The control word of DS1302 is shown in Figure 2. The highest bit (bit 7) of the byte must be logic 1. If it is 0, data cannot be written to DS1302. If bit 6 is 0, it means accessing calendar clock data, and 1 means accessing RAM data; bits 5 to 1 indicate the address of the operation unit. The lowest bit (bit 0) is 0, indicating a write operation, and 1 indicates a read operation. The control byte is output from the lowest bit. Data is written to DS1302 at the rising edge of the next SCLK clock after the control instruction word is input, and data input starts from the low bit. Similarly, the data of DS1302 is read out at the falling edge of the next SCLK pulse following the 8-bit control instruction word, and the read data is from the low bit to the high bit.

DS1302 has 12 registers, 7 of which are related to the calendar and clock. The data bits stored are in BCD code format. The calendar and time registers are shown in Figure 3. DS1302 also has year register, charging register, clock burst register and RAM and other related registers.

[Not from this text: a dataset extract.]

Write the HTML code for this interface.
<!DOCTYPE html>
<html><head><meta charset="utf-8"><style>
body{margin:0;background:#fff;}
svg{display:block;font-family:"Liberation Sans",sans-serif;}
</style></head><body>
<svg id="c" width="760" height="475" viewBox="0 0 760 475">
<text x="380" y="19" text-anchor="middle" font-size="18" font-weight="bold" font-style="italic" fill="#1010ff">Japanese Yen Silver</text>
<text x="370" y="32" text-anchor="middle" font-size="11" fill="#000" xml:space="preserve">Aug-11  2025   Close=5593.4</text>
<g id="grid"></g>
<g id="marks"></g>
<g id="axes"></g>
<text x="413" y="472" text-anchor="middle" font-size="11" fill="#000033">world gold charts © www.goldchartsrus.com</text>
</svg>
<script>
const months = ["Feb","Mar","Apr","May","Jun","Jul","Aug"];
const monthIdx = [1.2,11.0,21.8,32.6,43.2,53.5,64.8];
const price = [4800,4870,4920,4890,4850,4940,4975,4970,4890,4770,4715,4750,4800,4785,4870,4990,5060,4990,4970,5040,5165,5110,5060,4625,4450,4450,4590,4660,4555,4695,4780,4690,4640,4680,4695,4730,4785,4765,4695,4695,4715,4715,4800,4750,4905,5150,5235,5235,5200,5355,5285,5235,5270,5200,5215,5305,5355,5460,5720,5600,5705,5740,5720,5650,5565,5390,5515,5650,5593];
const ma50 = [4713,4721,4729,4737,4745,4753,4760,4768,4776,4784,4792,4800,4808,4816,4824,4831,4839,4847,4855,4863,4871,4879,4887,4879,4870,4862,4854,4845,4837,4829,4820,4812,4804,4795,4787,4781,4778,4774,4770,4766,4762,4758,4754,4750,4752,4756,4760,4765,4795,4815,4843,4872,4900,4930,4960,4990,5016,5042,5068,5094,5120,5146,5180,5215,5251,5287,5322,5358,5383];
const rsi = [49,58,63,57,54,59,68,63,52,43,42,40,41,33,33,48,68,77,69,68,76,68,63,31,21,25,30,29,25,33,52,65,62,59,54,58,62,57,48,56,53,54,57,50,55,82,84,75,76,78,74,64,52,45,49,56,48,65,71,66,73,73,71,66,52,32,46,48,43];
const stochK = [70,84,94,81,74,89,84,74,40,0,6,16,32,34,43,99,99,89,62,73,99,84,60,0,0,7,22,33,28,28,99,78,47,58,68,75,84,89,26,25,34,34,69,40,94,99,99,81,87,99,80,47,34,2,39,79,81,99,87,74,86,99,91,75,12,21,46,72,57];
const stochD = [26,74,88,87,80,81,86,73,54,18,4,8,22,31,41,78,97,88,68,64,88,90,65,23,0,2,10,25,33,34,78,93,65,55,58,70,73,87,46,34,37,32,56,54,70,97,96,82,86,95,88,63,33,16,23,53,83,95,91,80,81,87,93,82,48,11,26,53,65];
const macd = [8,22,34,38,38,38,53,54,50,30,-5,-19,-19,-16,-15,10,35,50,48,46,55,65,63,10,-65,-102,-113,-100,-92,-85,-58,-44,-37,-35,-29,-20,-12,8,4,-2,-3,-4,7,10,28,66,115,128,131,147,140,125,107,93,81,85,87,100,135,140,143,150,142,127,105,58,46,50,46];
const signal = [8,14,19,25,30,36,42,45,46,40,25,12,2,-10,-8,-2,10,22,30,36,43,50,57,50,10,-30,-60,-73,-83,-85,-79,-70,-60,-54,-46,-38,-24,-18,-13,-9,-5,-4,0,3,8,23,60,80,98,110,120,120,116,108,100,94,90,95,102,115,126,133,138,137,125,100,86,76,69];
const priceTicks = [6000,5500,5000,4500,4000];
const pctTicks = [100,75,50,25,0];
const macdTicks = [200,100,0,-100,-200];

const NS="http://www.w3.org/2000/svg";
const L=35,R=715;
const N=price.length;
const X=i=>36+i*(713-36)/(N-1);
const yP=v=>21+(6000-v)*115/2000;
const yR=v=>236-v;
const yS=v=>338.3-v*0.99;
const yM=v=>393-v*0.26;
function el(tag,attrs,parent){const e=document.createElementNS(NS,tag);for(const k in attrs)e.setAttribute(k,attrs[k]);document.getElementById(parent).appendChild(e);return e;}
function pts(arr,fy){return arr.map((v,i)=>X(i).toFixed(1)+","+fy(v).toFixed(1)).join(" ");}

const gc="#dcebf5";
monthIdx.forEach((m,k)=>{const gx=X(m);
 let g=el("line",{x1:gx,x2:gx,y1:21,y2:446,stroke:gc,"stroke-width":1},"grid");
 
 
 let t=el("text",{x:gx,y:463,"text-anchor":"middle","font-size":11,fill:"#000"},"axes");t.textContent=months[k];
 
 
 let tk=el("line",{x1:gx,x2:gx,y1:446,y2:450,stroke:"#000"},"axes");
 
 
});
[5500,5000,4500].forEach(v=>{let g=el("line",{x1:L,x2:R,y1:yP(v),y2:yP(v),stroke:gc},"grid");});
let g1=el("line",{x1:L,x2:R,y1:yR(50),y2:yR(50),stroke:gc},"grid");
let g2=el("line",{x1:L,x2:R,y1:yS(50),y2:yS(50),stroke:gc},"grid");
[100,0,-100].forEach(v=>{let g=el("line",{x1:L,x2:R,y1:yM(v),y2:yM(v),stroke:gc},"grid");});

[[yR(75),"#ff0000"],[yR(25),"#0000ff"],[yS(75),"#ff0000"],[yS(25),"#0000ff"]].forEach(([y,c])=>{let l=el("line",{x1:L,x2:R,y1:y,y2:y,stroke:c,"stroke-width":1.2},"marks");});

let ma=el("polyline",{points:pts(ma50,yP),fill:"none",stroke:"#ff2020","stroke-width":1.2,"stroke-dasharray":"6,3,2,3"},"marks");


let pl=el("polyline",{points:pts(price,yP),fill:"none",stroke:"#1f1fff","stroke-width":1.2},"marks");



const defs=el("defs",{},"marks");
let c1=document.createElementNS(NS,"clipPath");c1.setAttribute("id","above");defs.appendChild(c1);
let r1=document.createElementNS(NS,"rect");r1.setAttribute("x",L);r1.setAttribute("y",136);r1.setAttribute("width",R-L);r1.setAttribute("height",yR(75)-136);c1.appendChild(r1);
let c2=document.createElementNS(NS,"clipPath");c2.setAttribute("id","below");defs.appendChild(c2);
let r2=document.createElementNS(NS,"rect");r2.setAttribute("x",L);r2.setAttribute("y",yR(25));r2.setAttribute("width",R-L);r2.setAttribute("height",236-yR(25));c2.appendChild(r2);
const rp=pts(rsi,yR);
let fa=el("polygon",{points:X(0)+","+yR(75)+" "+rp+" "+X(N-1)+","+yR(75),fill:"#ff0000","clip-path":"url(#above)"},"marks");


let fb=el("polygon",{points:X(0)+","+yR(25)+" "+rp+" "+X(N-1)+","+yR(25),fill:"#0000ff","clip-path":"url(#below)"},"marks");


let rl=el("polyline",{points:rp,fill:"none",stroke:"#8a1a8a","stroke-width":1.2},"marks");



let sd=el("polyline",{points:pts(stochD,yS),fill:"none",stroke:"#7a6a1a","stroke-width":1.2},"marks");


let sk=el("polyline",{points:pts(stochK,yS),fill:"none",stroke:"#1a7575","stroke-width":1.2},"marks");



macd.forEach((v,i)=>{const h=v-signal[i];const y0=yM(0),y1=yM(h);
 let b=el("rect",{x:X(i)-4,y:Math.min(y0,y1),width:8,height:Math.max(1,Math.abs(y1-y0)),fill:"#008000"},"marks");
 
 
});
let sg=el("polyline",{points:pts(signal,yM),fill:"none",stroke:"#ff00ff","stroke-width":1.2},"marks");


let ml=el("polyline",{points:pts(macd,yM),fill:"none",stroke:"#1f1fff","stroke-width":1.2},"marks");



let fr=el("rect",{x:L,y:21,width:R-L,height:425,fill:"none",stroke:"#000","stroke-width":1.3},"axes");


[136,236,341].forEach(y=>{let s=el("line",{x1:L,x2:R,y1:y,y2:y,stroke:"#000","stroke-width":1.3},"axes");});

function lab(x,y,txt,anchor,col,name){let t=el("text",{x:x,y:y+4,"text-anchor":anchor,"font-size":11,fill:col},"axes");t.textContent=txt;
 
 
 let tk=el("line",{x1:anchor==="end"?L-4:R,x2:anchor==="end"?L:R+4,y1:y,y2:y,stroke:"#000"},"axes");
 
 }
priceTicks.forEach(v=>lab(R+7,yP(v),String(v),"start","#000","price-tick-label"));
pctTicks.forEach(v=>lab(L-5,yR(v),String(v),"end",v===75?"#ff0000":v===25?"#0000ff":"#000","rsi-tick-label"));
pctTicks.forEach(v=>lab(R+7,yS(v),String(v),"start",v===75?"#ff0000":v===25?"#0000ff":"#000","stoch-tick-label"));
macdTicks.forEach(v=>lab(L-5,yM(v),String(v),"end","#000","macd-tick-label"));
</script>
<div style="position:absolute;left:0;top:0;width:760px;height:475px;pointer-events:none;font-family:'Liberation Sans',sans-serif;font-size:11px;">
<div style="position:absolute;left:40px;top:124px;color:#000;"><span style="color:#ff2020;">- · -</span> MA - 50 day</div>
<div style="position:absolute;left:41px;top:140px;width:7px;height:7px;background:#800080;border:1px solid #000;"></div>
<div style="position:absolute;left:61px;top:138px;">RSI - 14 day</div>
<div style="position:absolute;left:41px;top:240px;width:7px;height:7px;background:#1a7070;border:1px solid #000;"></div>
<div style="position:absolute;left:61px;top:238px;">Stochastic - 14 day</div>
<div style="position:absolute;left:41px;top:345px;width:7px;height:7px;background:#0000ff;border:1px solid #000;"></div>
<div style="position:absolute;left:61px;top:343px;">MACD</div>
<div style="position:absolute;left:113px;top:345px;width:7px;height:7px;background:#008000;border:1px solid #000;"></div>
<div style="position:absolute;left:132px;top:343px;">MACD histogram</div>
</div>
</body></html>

The clock burst register can read and write all register contents except the charging register in sequence at one time. DS1302 RAM-related registers are divided into two categories. One is a single RAM unit, a total of 31, each unit is configured as an 8-bit byte, and its command control word is C0H~FDH, where odd numbers are read operations and even numbers are write operations; the other is a RAM register in burst mode, in which all 31 bytes of RAM can be read and written at one time. The command control word address is FEH for write operations and FFH for read operations.

Figure 2 DS1320 command control word

Figure 3 DS1320 clock, calendar registers and control words [page]

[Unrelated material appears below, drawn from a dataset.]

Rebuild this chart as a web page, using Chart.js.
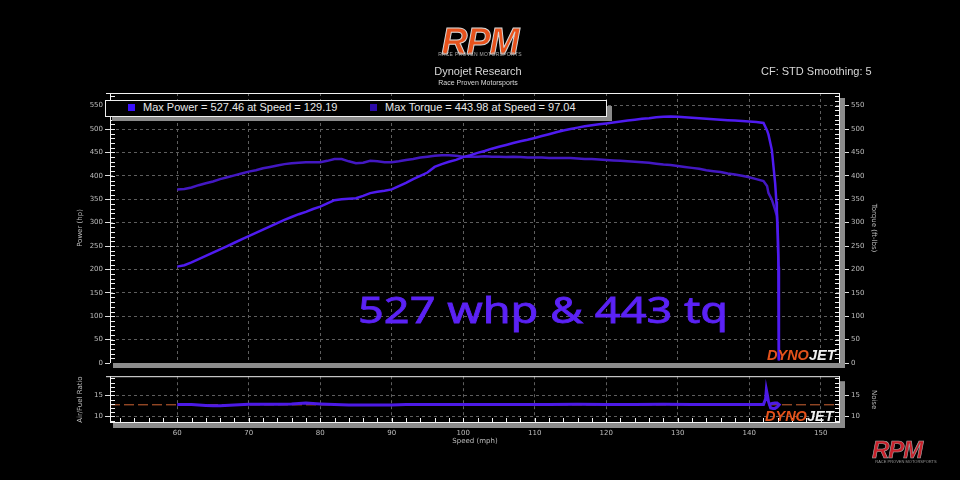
<!DOCTYPE html>
<html>
<head>
<meta charset="utf-8">
<script src="https://cdn.jsdelivr.net/npm/chart.js@4.4.1/dist/chart.umd.min.js"></script>
<style>
  html, body { margin: 0; padding: 0; background: #000; }
  #wrap { position: relative; width: 960px; height: 480px; overflow: hidden; background: #000;
          font-family: "Liberation Sans", Arial, sans-serif; }
  canvas { position: absolute; left: 0; }
  #mainChart { top: 0; }
  #afrChart { top: 370px; }
  .txt { position: absolute; white-space: nowrap; line-height: 1; }
  .logo { font-weight: bold; font-style: italic; }
</style>
</head>
<body>
<div id="wrap">
  <canvas id="mainChart" width="960" height="370"></canvas>
  <canvas id="afrChart" width="960" height="110"></canvas>

  <!-- header -->
  <div class="txt logo" style="left:428px; top:24px; width:104px; text-align:center; font-size:36px; color:#e8521c; -webkit-text-stroke:1px #d8d8d8; letter-spacing:-1px;">RPM</div>
  <div class="txt" style="left:426px; top:52px; width:108px; text-align:center; font-size:5px; color:#aaa; letter-spacing:0.3px;">RACE PROVEN MOTORSPORTS</div>
  <div class="txt" style="left:378px; top:66px; width:200px; text-align:center; font-size:11px; color:#d8d8d8;">Dynojet Research</div>
  <div class="txt" style="left:378px; top:79px; width:200px; text-align:center; font-size:7px; color:#d8d8d8;">Race Proven Motorsports</div>
  <div class="txt" style="left:761px; top:66px; font-size:11px; color:#d8d8d8;">CF: STD Smoothing: 5</div>

  <!-- legend box -->
  <div class="txt" style="left:112px; top:106px; width:500px; height:15px; background:#8a8a8a;"></div>
  <div class="txt" style="left:105px; top:100px; width:500px; height:15px; border:1px solid #eee; background:#000;"></div>
  <div class="txt" style="left:128px; top:104px; width:7px; height:7px; background:#3a10ff;"></div>
  <div class="txt" style="left:143px; top:102px; font-size:11px; color:#e8e8e8;" id="legPower"></div>
  <div class="txt" style="left:370px; top:104px; width:7px; height:7px; background:#2c0ba8;"></div>
  <div class="txt" style="left:385px; top:102px; font-size:11px; color:#e8e8e8;" id="legTorque"></div>

  <!-- big annotation -->
  <div class="txt" style="left:358px; top:290px; font-family:'Noto Sans', sans-serif; font-size:37px; color:#5b22f5; -webkit-text-stroke:0.8px #5b22f5; transform:scaleX(1.22); transform-origin:left top;">527 whp &amp; 443 tq</div>

  <!-- dynojet marks -->
  <div class="txt logo" style="left:767px; top:348px; font-size:14.5px;"><span style="color:#e4521b">DYNO</span><span style="color:#eeeeee">JET</span></div>
  <div class="txt logo" style="left:765px; top:409px; font-size:14.5px;"><span style="color:#e4521b">DYNO</span><span style="color:#eeeeee">JET</span></div>

  <!-- bottom right logo -->
  <div class="txt logo" style="left:872px; top:438px; font-size:24px; color:#c8202a; -webkit-text-stroke:0.6px #aaa; letter-spacing:-1px;">RPM</div>
  <div class="txt" style="left:866px; top:460px; width:80px; text-align:center; font-size:4px; color:#999;">RACE PROVEN MOTORSPORTS</div>
</div>

<script>
// ---- data ----
const speed = [60,61,62,63,64,65,66,67,68,69,70,71,72,73,74,75,76,77,78,79,80,81,82,83,84,85,86,87,88,89,
  90,91,92,93,94,95,96,97,98,99,100,101,102,103,104,105,106,107,108,109,110,111,112,113,114,115,116,117,118,119,
  120,121,122,123,124,125,126,127,128,129,130,131,132,133,134,135,136,137,138,139,140,141,142,
  142.5,142.7,143.17,143.63,143.8,143.87,144.0,144.1,144.15];

const power = [206,209,215,222,229,236,243,250,257,264,271,278,285,292,299,306,312,318,323,329,334,341,348,350,351,352,357,363,366,368,
  371,378,385,393,400,407,419,425,430,434,440,444,449,453,458,462,466,470,474,477,481,485,489,493,497,500,503,506,508,510,
  512,514,516,518,520,522,523,525,526,527,526,525,524,523,522,521,520,519,518,517,516,515,513,
  497,488,455,384,345,327,278,206,7];

const torque = [371,372,375,380,384,388,393,397,401,405,409,412,416,419,422,425,427,428,429,429,429,432,436,436,431,427,428,432,431,429,
  429,431,434,436,439,441,443,444,444,443,441,441,441,442,441,441,440,441,440,439,439,439,438,438,438,438,437,436,436,435,
  434,433,432,431,430,429,428,426,424,423,421,419,417,415,412,410,408,405,403,400,397,393,389,
  378,363,349,327,318,314,272,203,5];

const afrSpeed = [60,62,64,65,66,68,70,72,74,76,78,80,82,84,86,88,90,92,94,96,98,100,104,108,112,116,120,124,128,132,136,140,142,
  142.3,142.4,142.55,142.7,143.0,143.3,143.6,143.9,144.2,143.9,143.6,143.2,142.9];
const afr = [12.8,12.8,12.6,12.5,12.5,12.7,12.9,12.9,12.9,12.95,13.15,12.95,12.8,12.7,12.7,12.7,12.7,12.8,12.85,12.85,12.85,12.85,12.85,12.85,12.85,12.9,12.85,12.85,12.9,12.85,12.85,12.85,12.85,
  14.2,16.3,15.0,13.5,12.0,11.9,11.9,12.2,12.8,13.2,13.2,13.05,12.9];
const afrTarget = 12.75;

const speedTicks = [60,70,80,90,100,110,120,130,140,150];
const powerTicks = [0,50,100,150,200,250,300,350,400,450,500,550];
const afrTicks = [10,15];

const maxPower = { value: 527.46, speed: 129.19 };
const maxTorque = { value: 443.98, speed: 97.04 };

document.getElementById("legPower").textContent =
  "Max Power = " + maxPower.value + " at Speed = " + maxPower.speed;
document.getElementById("legTorque").textContent =
  "Max Torque = " + maxTorque.value + " at Speed = " + maxTorque.speed;

const SPEED_MIN = 50.6, SPEED_MAX = 152.7;
const GRID = "#5e5e5e";
const LABEL = "#bdbdbd";

Chart.defaults.font.family = "'DejaVu Sans', sans-serif";
Chart.defaults.color = LABEL;
Chart.defaults.animation = false;

const pts = (xs, ys) => xs.map((x, i) => ({ x: x, y: ys[i] }));
const fixedTicks = (list) => (scale) => { scale.ticks = list.map((v) => ({ value: v })); };

/* ===== frame: white border, grey shadow, minor ticks ===== */
const framePlugin = {
  id: "frame",
  afterDraw(chart, args, opts) {
    const { ctx, chartArea: a } = chart;
    ctx.save();
    ctx.fillStyle = "#8c8c8c";
    ctx.fillRect(a.left + 3, a.bottom, a.right - a.left + 2, 5);
    ctx.fillRect(a.right, a.top + 5, 5, a.bottom - a.top);

    ctx.strokeStyle = "#f2f2f2";
    ctx.lineWidth = 1;
    ctx.beginPath();
    ctx.moveTo(a.left - 4, a.top + 0.5); ctx.lineTo(a.right, a.top + 0.5);
    ctx.moveTo(a.left + 0.5, a.top); ctx.lineTo(a.left + 0.5, a.bottom);
    ctx.moveTo(a.right - 0.5, a.top); ctx.lineTo(a.right - 0.5, a.bottom);
    if (opts.xLine) { ctx.moveTo(a.left, a.bottom - 0.5); ctx.lineTo(a.right, a.bottom - 0.5); }

    const y = chart.scales.y;
    for (let v = opts.yFrom; v <= y.max; v += opts.yStep) {
      const py = Math.round(y.getPixelForValue(v)) + 0.5;
      if (py < a.top + 2 || py > a.bottom - 1) continue;
      ctx.moveTo(a.left, py); ctx.lineTo(a.left + 5, py);
      ctx.moveTo(a.right - 5, py); ctx.lineTo(a.right, py);
    }
    if (opts.xStep) {
      const x = chart.scales.x;
      for (let v = 52; v <= x.max; v += opts.xStep) {
        const px = Math.round(x.getPixelForValue(v)) + 0.5;
        ctx.moveTo(px, a.bottom); ctx.lineTo(px, a.bottom - 5);
      }
    }
    ctx.stroke();
    ctx.restore();
  },
};

const yAxis = (ticks, min, max, title, side, width, tickLen) => ({
  position: side,
  min: min,
  max: max,
  afterBuildTicks: fixedTicks(ticks),
  afterFit: (s) => { s.width = width; },
  border: { display: false, dash: [3, 3] },
  grid: {
    drawOnChartArea: side === "left",
    color: (c) => (c.tick && c.tick.value === 0 ? "rgba(0,0,0,0)" : GRID),
    tickColor: "#e0e0e0",
    tickLength: tickLen,
  },
  ticks: { color: LABEL, font: { size: 7 }, padding: 2 },
  title: { display: true, text: title, color: LABEL, font: { size: 7 }, padding: 2 },
});

/* ===== POWER / TORQUE ===== */
new Chart(document.getElementById("mainChart"), {
  type: "line",
  data: {
    datasets: [
      {
        label: "Power (hp)",
        data: pts(speed, power),
        borderColor: "#4f1bf0",
        borderWidth: 2.5,
        pointRadius: 0,
        yAxisID: "y",
      },
      {
        label: "Torque (ft-lbs)",
        data: pts(speed, torque),
        borderColor: "#4318c2",
        borderWidth: 2.5,
        pointRadius: 0,
        yAxisID: "yT",
      },
    ],
  },
  options: {
    responsive: false,
    layout: { padding: { left: 74, right: 80, top: 93, bottom: 7 } },
    plugins: { legend: { display: false }, tooltip: { enabled: false }, frame: { yFrom: 0, yStep: 10 } },
    scales: {
      x: {
        type: "linear",
        min: SPEED_MIN,
        max: SPEED_MAX,
        afterBuildTicks: fixedTicks(speedTicks),
        afterFit: (s) => { s.height = 0; },
        border: { display: false, dash: [3, 3] },
        grid: { color: GRID, drawTicks: false },
        ticks: { display: false },
      },
      y: yAxis(powerTicks, 0, 577, "Power (hp)", "left", 36, 5),
      yT: yAxis(powerTicks, 0, 577, "Torque (ft-lbs)", "right", 40, 9),
    },
  },
  plugins: [framePlugin],
});

/* ===== AIR / FUEL ===== */
new Chart(document.getElementById("afrChart"), {
  type: "line",
  data: {
    datasets: [
      {
        label: "Air/Fuel Ratio",
        data: pts(afrSpeed, afr),
        borderColor: "#4c1ae6",
        borderWidth: 3,
        pointRadius: 0,
        yAxisID: "y",
      },
      {
        label: "Target",
        data: [{ x: SPEED_MIN, y: afrTarget }, { x: SPEED_MAX, y: afrTarget }],
        borderColor: "#cf6434",
        borderWidth: 1,
        borderDash: [10, 4],
        pointRadius: 0,
        yAxisID: "y",
      },
    ],
  },
  options: {
    responsive: false,
    layout: { padding: { left: 74, right: 80, top: 3, bottom: 33 } },
    plugins: { legend: { display: false }, tooltip: { enabled: false }, frame: { yFrom: 9, yStep: 1, xStep: 2, xLine: true } },
    scales: {
      x: {
        type: "linear",
        min: SPEED_MIN,
        max: SPEED_MAX,
        afterBuildTicks: fixedTicks(speedTicks),
        afterFit: (s) => { s.height = 24; },
        border: { display: false, dash: [3, 3] },
        grid: { color: GRID, drawTicks: false },
        ticks: { color: LABEL, font: { size: 7 }, padding: 6, maxRotation: 0 },
        title: { display: true, text: "Speed (mph)", color: LABEL, font: { size: 7 }, padding: 2 },
      },
      y: yAxis(afrTicks, 8.44, 19.53, "Air/Fuel Ratio", "left", 36, 5),
      yN: yAxis(afrTicks, 8.44, 19.53, "Noise", "right", 40, 9),
    },
  },
  plugins: [framePlugin],
});
</script>
</body>
</html>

System software implementation

Main program flow

The main program of this system considers that up to 40 bell time points can be set every day, and the time points are accurate to minutes. Therefore, each time point information includes two bytes for storing the hour and minute, and a total of 80 bytes are required as the bell time point storage buffer. This buffer is defined in the form of an array in the AT89C52 memory. At the same time, when the bell time point is set, this data is saved to the CAT24WC02 serial chip to prevent power loss. At the next startup, the data is first read from the CAT24WC02 chip and saved to the corresponding data buffer. Running the main program first reads the clock chip time data and displays the relevant information on the digital tube, then compares the current time with each bell time point to see if the bell needs to be rung, and finally performs keyboard information processing to complete the time setting and bell time point setting and other related operations. The specific process is shown in Figure 4.

Figure 4 Main program flow chart

Alarm time setting program design

This design uses a total of 8 buttons, among which the time setting button and the alarm setting button are multiplexed buttons. As shown in Figure 4, when the main program is running, pressing the corresponding button will cause the program to enter the time setting or alarm time setting program. In the alarm time setting program, these two buttons are also used to add alarms and delete alarm settings respectively. When the 6-digit digital tube display information is in a flashing state, pressing the add button at this time means adding a new alarm time point, and pressing the delete button means deleting the corresponding alarm time point. If the 6-digit digital tube display information is not fully flashing, these two buttons will not work. The left and right shift buttons are used to select the data bit (hour or minute) to be set, respectively. After selecting the corresponding bit, the corresponding data enters a flashing state. At this time, operate the increase or decrease button to enter the corresponding value setting. When only the alarm time sequence number flashes, the increase and decrease buttons have the function of querying all alarm time points in sequence. After the information is set, when the confirmation key is pressed, it means that the information setting is completed. At this time, the set alarm information will be uniformly sorted from small to large (displayed from small to large when used for query), and then saved to the corresponding memory of the microcontroller and the CAT24WC02 serial EEPROM to prevent power loss. If the cancel key is pressed, it means that the set information is abandoned. At this time, the original alarm time information is read from the CAT24WC02 serial EEPROM to the corresponding buffer of the microcontroller's corresponding memory. The specific flow chart is shown in Figure 5.

Figure 5 Main program flow chart

The display program void Display is responsible for the alarm time information display program. The data when the alarm is set is placed in the temporary display buffer and passed to the display program for further processing together with its flashing state value, so as to determine which digital tube display information flashes. The flashing state value FlagBit has 5 value parameters, namely 0, 1, 2, 3, and 4, where 0 means no flashing, 1 means flashing of the alarm time minute value, 2 means flashing of the alarm time value, 3 means flashing of the alarm time sequence number, and 4 means flashing of all displayed values ​​together. The specific flashing control is to continuously invert the flashing flag in the timer interrupt service program, and the display program controls the flashing according to the changes of this flag.

The time setting processing program mainly updates the data of DS1302 after setting the time by pressing buttons. The specific process is similar to the alarm setting program and will not be described in detail due to space reasons.

Conclusion

In the initial stage of the experiment, this design was mainly completed through simulation software. Due to the influence of experimental conditions, the digital tube display part was completed using a static display method. If cost savings are considered, this design can also be completed using a dynamic display circuit or a serial display circuit in the actual circuit.